Researchers at CERN, the world's only antimatter factory near Geneva, Switzerland, just completed a groundbreaking test. They loaded about 100 antiprotons into a filing cabinet-sized container and drove them around a 4-kilometer loop on the back of a truck. The particles survived the journey perfectly.

This might sound simple, but it's anything but. Antimatter vanishes instantly when it touches regular matter, which is everywhere. Keeping it stable requires near-absolute zero temperatures, powerful magnetic fields, and a vacuum emptier than outer space.

"It's groundbreaking for antimatter science," says Christian Smorra, the project leader. Scientists have dreamed of transporting antimatter since the 1980s, but the technology simply didn't exist.

The team built a portable trap called STEP that weighs less than a Ford Focus and runs on just a 30-liter tank of liquid helium. For this test, it operated entirely on battery power. They even added googly eyes to the monitor showing the antiprotons' vital signs.

Scientists Ship Antimatter by Truck for First Time

Why go through all this trouble? CERN's antimatter factory is too noisy for the most precise measurements scientists need.

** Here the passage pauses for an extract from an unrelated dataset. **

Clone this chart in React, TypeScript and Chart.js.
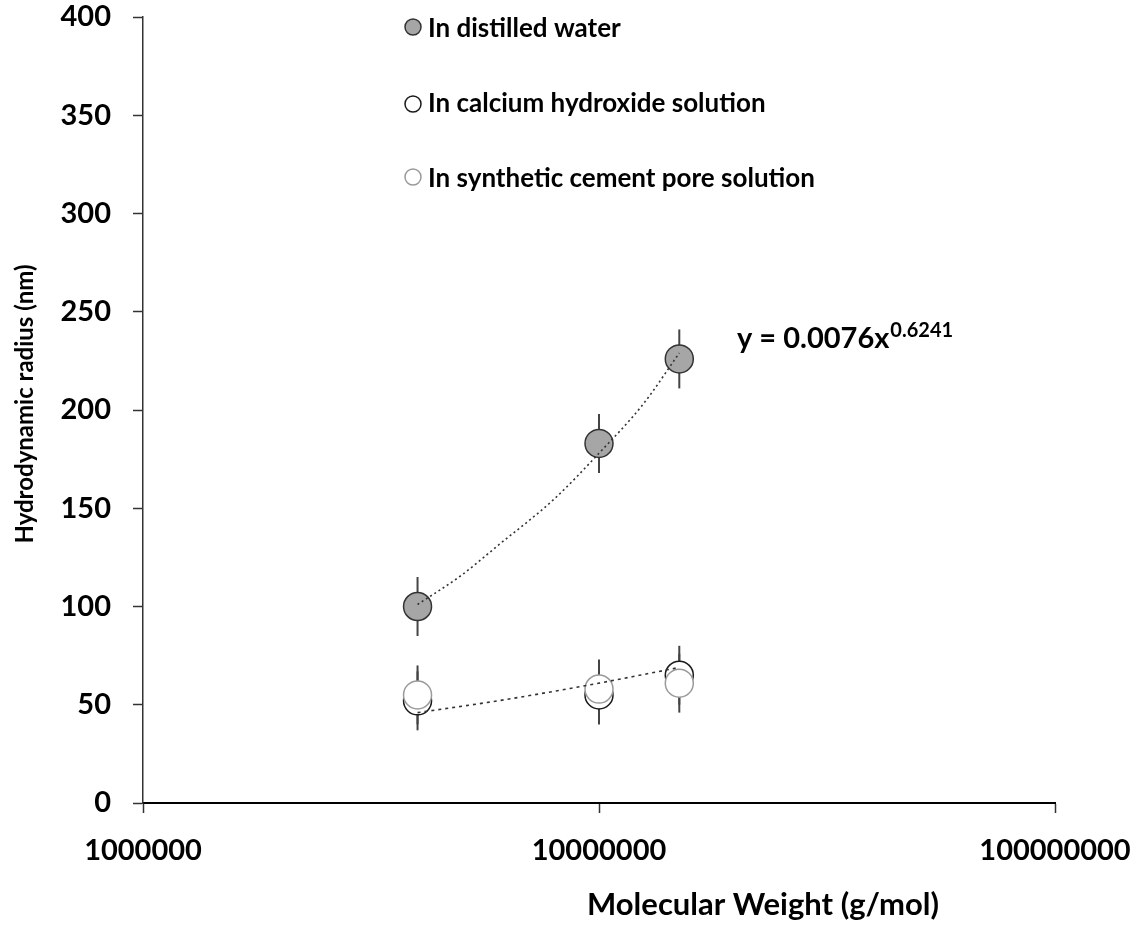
import React, { useEffect, useRef } from "react";
import { Chart, registerables } from "chart.js";

Chart.register(...registerables);

// ---- Data ----
const molecularWeights = [4000000, 10000000, 15000000];

const distilledWater = [100, 183, 226];
const distilledErr = [15, 15, 15];

const calciumHydroxide = [52, 55, 65];
const calciumErr = [15, 15, 15];

const syntheticPore = [55, 58, 61];
const syntheticErr = [15, 15, 15];

// Trend lines (dotted)
const upperTrendX = [4000000, 5000000, 6000000, 8000000, 10000000, 12500000, 15000000];
const upperTrendY = [101, 116, 131, 155, 178, 203, 229];
const lowerTrendX = [4000000, 6000000, 10000000, 15000000];
const lowerTrendY = [46, 52, 61, 69];

const xTickValues = [1000000, 10000000, 100000000];
const yMin = 0;
const yMax = 400;
const yStep = 50;

const legendLabels = [
  "In distilled water",
  "In calcium hydroxide solution",
  "In synthetic cement pore solution",
];
const equationMain = "y = 0.0076x";
const equationExp = "0.6241";
const xTitle = "Molecular Weight (g/mol)";
const yTitle = "Hydrodynamic radius (nm)";

const FONT = "Lato, 'Open Sans', sans-serif";

const DIST_FILL = "#a6a6a6";
const DIST_BORDER = "#333333";
const CALC_BORDER = "#1a1a1a";
const SYN_BORDER = "#9a9a9a";

const errorBarPlugin = {
  id: "errorBars",
  beforeDatasetsDraw(chart: any) {
    const { ctx, scales } = chart;
    const xs = scales.x;
    const ys = scales.y;
    const sets = [
      [distilledWater, distilledErr],
      [calciumHydroxide, calciumErr],
      [syntheticPore, syntheticErr],
    ];
    ctx.save();
    ctx.strokeStyle = "#444";
    ctx.lineWidth = 2;
    sets.forEach(([vals, errs]) => {
      vals.forEach((v: number, i: number) => {
        const px = xs.getPixelForValue(molecularWeights[i]);
        const y1 = ys.getPixelForValue(v - errs[i]);
        const y2 = ys.getPixelForValue(v + errs[i]);
        ctx.beginPath();
        ctx.moveTo(px, y1);
        ctx.lineTo(px, y2);
        ctx.stroke();
      });
    });
    ctx.restore();
  },
};

const textPlugin = {
  id: "texts",
  afterDraw(chart: any) {
    const { ctx } = chart;
    ctx.save();
    // Legend
    const markers = [
      { fill: DIST_FILL, stroke: DIST_BORDER, y: 27 },
      { fill: "#ffffff", stroke: CALC_BORDER, y: 104 },
      { fill: "#ffffff", stroke: SYN_BORDER, y: 177 },
    ];
    const textYs = [28.5, 104, 179];
    markers.forEach((m, i) => {
      ctx.beginPath();
      ctx.arc(413, m.y, 8, 0, Math.PI * 2);
      ctx.fillStyle = m.fill;
      ctx.fill();
      ctx.lineWidth = 1.5;
      ctx.strokeStyle = m.stroke;
      ctx.stroke();
      ctx.fillStyle = "#000";
      ctx.font = `bold 26px ${FONT}`;
      ctx.textAlign = "left";
      ctx.textBaseline = "middle";
      ctx.fillText(legendLabels[i], 428, textYs[i]);
    });

    // Equation
    ctx.textBaseline = "alphabetic";
    ctx.font = `bold 29px ${FONT}`;
    ctx.fillText(equationMain, 737, 348);
    const w = ctx.measureText(equationMain).width;
    ctx.font = `bold 20px ${FONT}`;
    ctx.fillText(equationExp, 737 + w + 1, 337);

    // X title
    ctx.font = `bold 31px ${FONT}`;
    ctx.fillText(xTitle, 587, 915);

    // Y title
    ctx.translate(33, 404);
    ctx.rotate(-Math.PI / 2);
    ctx.font = `bold 24px ${FONT}`;
    ctx.textAlign = "center";
    ctx.textBaseline = "alphabetic";
    ctx.fillText(yTitle, 0, 0);
    ctx.restore();
  },
};

export default function App() {
  const ref = useRef<HTMLCanvasElement | null>(null);

  useEffect(() => {
    if (!ref.current) return;
    const pts = (xs: number[], ys: number[]) => xs.map((x, i) => ({ x, y: ys[i] }));
    const chart = new Chart(ref.current, {
      type: "scatter",
      data: {
        datasets: [
          {
            label: "Upper trend",
            data: pts(upperTrendX, upperTrendY),
            showLine: true,
            borderColor: "#333",
            borderWidth: 1.6,
            borderDash: [2, 3],
            pointRadius: 0,
            cubicInterpolationMode: "monotone",
            fill: false,
            order: 0,
          },
          {
            label: "Lower trend",
            data: pts(lowerTrendX, lowerTrendY),
            showLine: true,
            borderColor: "#333",
            borderWidth: 1.6,
            borderDash: [3, 4],
            pointRadius: 0,
            cubicInterpolationMode: "monotone",
            fill: false,
            order: 0,
          },
          {
            label: legendLabels[2],
            data: pts(molecularWeights, syntheticPore),
            backgroundColor: "#ffffff",
            borderColor: SYN_BORDER,
            borderWidth: 1.5,
            pointRadius: 14,
            order: 1,
          },
          {
            label: legendLabels[1],
            data: pts(molecularWeights, calciumHydroxide),
            backgroundColor: "#ffffff",
            borderColor: CALC_BORDER,
            borderWidth: 1.5,
            pointRadius: 14,
            order: 2,
          },
          {
            label: legendLabels[0],
            data: pts(molecularWeights, distilledWater),
            backgroundColor: DIST_FILL,
            borderColor: DIST_BORDER,
            borderWidth: 1.5,
            pointRadius: 14,
            order: 3,
          },
        ],
      },
      options: {
        animation: false,
        responsive: false,
        events: [],
        layout: { padding: { top: 17, right: 84, left: 0, bottom: 0 } },
        plugins: {
          legend: { display: false },
          tooltip: { enabled: false },
          title: { display: false },
        },
        scales: {
          x: {
            type: "logarithmic",
            min: xTickValues[0],
            max: xTickValues[xTickValues.length - 1],
            afterBuildTicks: (s: any) => {
              s.ticks = xTickValues.map((v) => ({ value: v }));
            },
            afterFit: (s: any) => {
              s.height = 124;
              s.paddingLeft = 0;
              s.paddingRight = 0;
            },
            ticks: {
              callback: (v: any) => String(v),
              font: { family: FONT, size: 29, weight: "bold" },
              color: "#000",
              padding: 20,
              maxRotation: 0,
              autoSkip: false,
            },
            grid: {
              drawOnChartArea: false,
              drawTicks: true,
              tickLength: 10,
              color: "#333",
              tickWidth: 1.5,
            },
            border: { color: "#000", width: 2 },
          },
          y: {
            min: yMin,
            max: yMax,
            afterFit: (s: any) => {
              s.width = 143;
              s.paddingTop = 0;
              s.paddingBottom = 0;
            },
            ticks: {
              stepSize: yStep,
              font: { family: FONT, size: 29, weight: "bold" },
              color: "#000",
              padding: 22,
            },
            grid: {
              drawOnChartArea: false,
              drawTicks: true,
              tickLength: 10,
              color: "#333",
              tickWidth: 1.5,
            },
            border: { color: "#333", width: 1.5 },
          },
        },
      },
      plugins: [errorBarPlugin, textPlugin],
    } as any);
    return () => chart.destroy();
  }, []);

  return (
    <div style={{ position: "absolute", left: 0, top: 0, width: 1139, height: 927, background: "#fff" }}>
      <canvas ref={ref} width={1139} height={927} style={{ display: "block" }} />
    </div>
  );
}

Powerful magnetic fields used to slow down antiprotons create interference that makes it harder to detect tiny differences between matter and antimatter.

Those differences could solve one of the universe's biggest mysteries: why does anything exist at all? The Big Bang should have created equal amounts of matter and antimatter that would have destroyed each other completely. Yet here we are, in a universe made almost entirely of matter.

The Ripple Effect

Moving antimatter to quieter labs will let scientists measure its properties with extraordinary precision. One facility is already under construction at Heinrich Heine University Düsseldorf in Germany, designed specifically for antimatter studies without external magnetic interference.

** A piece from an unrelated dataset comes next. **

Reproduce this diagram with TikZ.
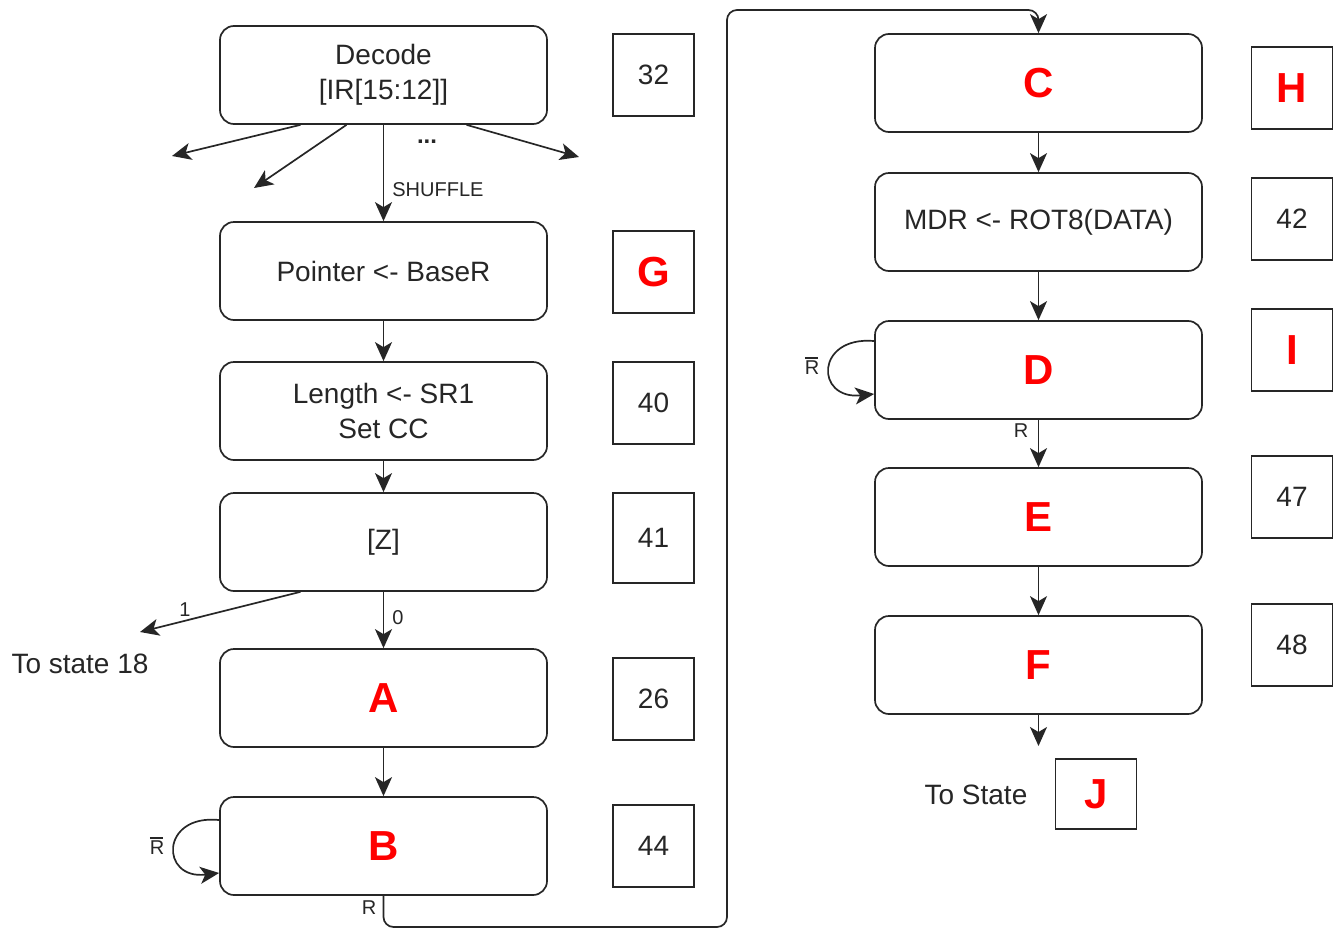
\documentclass[tikz,border=0pt]{standalone}
\usepackage{fontspec}
\setmainfont{Liberation Sans}
\usetikzlibrary{arrows.meta}
\definecolor{ink}{HTML}{262626}
\definecolor{redl}{HTML}{FF0000}
\newcommand{\Rbar}{\makebox[0pt][l]{\rule[0.82em]{0.68em}{0.07em}}R}
\begin{document}
\begin{tikzpicture}[x=1pt,y=-1pt,
  every node/.style={text=ink},
  box/.style={draw=ink, line width=1.7pt, rounded corners=14, minimum width=327, minimum height=98, align=center, inner sep=0pt, font=\fontsize{28}{35}\selectfont},
  numbox/.style={draw=ink, line width=1.7pt, minimum width=81, minimum height=82, inner sep=0pt, font=\fontsize{28}{32}\selectfont},
  big/.style={font=\fontsize{42}{42}\selectfont\bfseries, text=redl},
  lbl/.style={font=\fontsize{20}{22}\selectfont, inner sep=0pt},
  txt/.style={font=\fontsize{28}{32}\selectfont, inner sep=0pt},
  arr/.style={draw=ink, line width=1.7pt, -{Stealth[length=19pt,width=17pt,inset=5pt]}}
]
\useasboundingbox (0,0) rectangle (1339,929);
% left column
\node[box] (dec) at (383.5,75) {Decode\\{[IR[15:12]]}};
\node[box] (ptr) at (383.5,271) {Pointer <- BaseR};
\node[box] (len) at (383.5,411) {Length <- SR1\\Set CC};
\node[box] (z) at (383.5,542) {[Z]};
\node[box, big] (A) at (383.5,698) {A};
\node[box, big] (B) at (383.5,846) {B};
% left numbers
\node[numbox] (n32) at (653.5,75) {32};
\node[numbox, big] (nG) at (653.5,272) {G};
\node[numbox] (n40) at (653.5,403) {40};
\node[numbox, minimum height=90] (n41) at (653.5,538) {41};
\node[numbox] (n26) at (653.5,699) {26};
\node[numbox] (n44) at (653.5,846) {44};
% right column
\node[box, big] (C) at (1038.5,83) {C};
\node[box] (mdr) at (1038.5,222) {MDR <- ROT8(DATA)};
\node[box, big] (D) at (1038.5,370) {D};
\node[box, big] (E) at (1038.5,517) {E};
\node[box, big] (F) at (1038.5,665) {F};
% right numbers
\node[numbox, big] (nH) at (1292,88) {H};
\node[numbox] (n42) at (1292,219) {42};
\node[numbox, big] (nI) at (1292,350) {I};
\node[numbox] (n47) at (1292,497) {47};
\node[numbox] (n48) at (1292,645) {48};
\node[numbox, big, minimum height=70] (nJ) at (1096,794) {J};
\node[txt] (tostate) at (976,795) {To State};
\node[txt] (to18) at (80,664) {To state 18};
% decode fan-out
\coordinate (d1) at (172,156);
\coordinate (d2) at (254,188);
\coordinate (d3) at (579,157);
\draw[arr] ([xshift=-83]dec.south) -- (d1);
\draw[arr] ([xshift=-37]dec.south) -- (d2);
\draw[arr] ([xshift=83]dec.south) -- (d3);
\node[lbl, font=\fontsize{24}{24}\selectfont\bfseries] (dots) at (427,142) {...};
\draw[arr] (dec.south) -- node[lbl, anchor=west, pos=0.67, xshift=8] (shuf) {SHUFFLE} (ptr.north);
\draw[arr] (ptr.south) -- (len.north);
\draw[arr] (len.south) -- (z.north);
\coordinate (s18) at (140,632);
\draw[arr] ([xshift=-83]z.south) -- node[lbl, pos=0.72, above, yshift=3] (one) {1} (s18);
\draw[arr] (z.south) -- node[lbl, right, pos=0.45, xshift=8] (zero) {0} (A.north);
\draw[arr] (A.south) -- (B.north);
% B self loop
\draw[arr] ([yshift=26]B.west) .. controls (160,814) and (160,880) .. ([yshift=-27]B.west);
\node[lbl] (rb1) at (157,846) {\Rbar};
% B -> C
\coordinate (p1) at (727,927);
\coordinate (p2) at (727,10);
\draw[arr, rounded corners=10] (B.south) |- (p1) -- (p2) -| (C.north);
\node[lbl] (r1) at (369,908) {R};
% right chain
\draw[arr] (C.south) -- (mdr.north);
\draw[arr] (mdr.south) -- (D.north);
\draw[arr] ([yshift=29]D.west) .. controls (815,336) and (815,400) .. ([yshift=-24]D.west);
\node[lbl] (rb2) at (812,366) {\Rbar};
\draw[arr] (D.south) -- (E.north);
\node[lbl] (r2) at (1021,431) {R};
\draw[arr] (E.south) -- (F.north);
\coordinate (fend) at (1038.5,746);
\draw[arr] (F.south) -- (fend);
\end{tikzpicture}
\end{document}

The team spent years engineering STEP to handle the stop-and-start accelerations of truck driving while maintaining the delicate conditions antimatter needs. They successfully tested it with regular protons in 2024 before attempting the real thing.

Within a few years, Smorra and his team plan to drive their antimatter capsule on public roads, delivering these precious particles to laboratories across Europe. Each delivery will open new possibilities for understanding the fundamental laws of physics.

What started as about 100 particles sitting quietly in a trap could eventually unlock secrets about why the universe exists at all.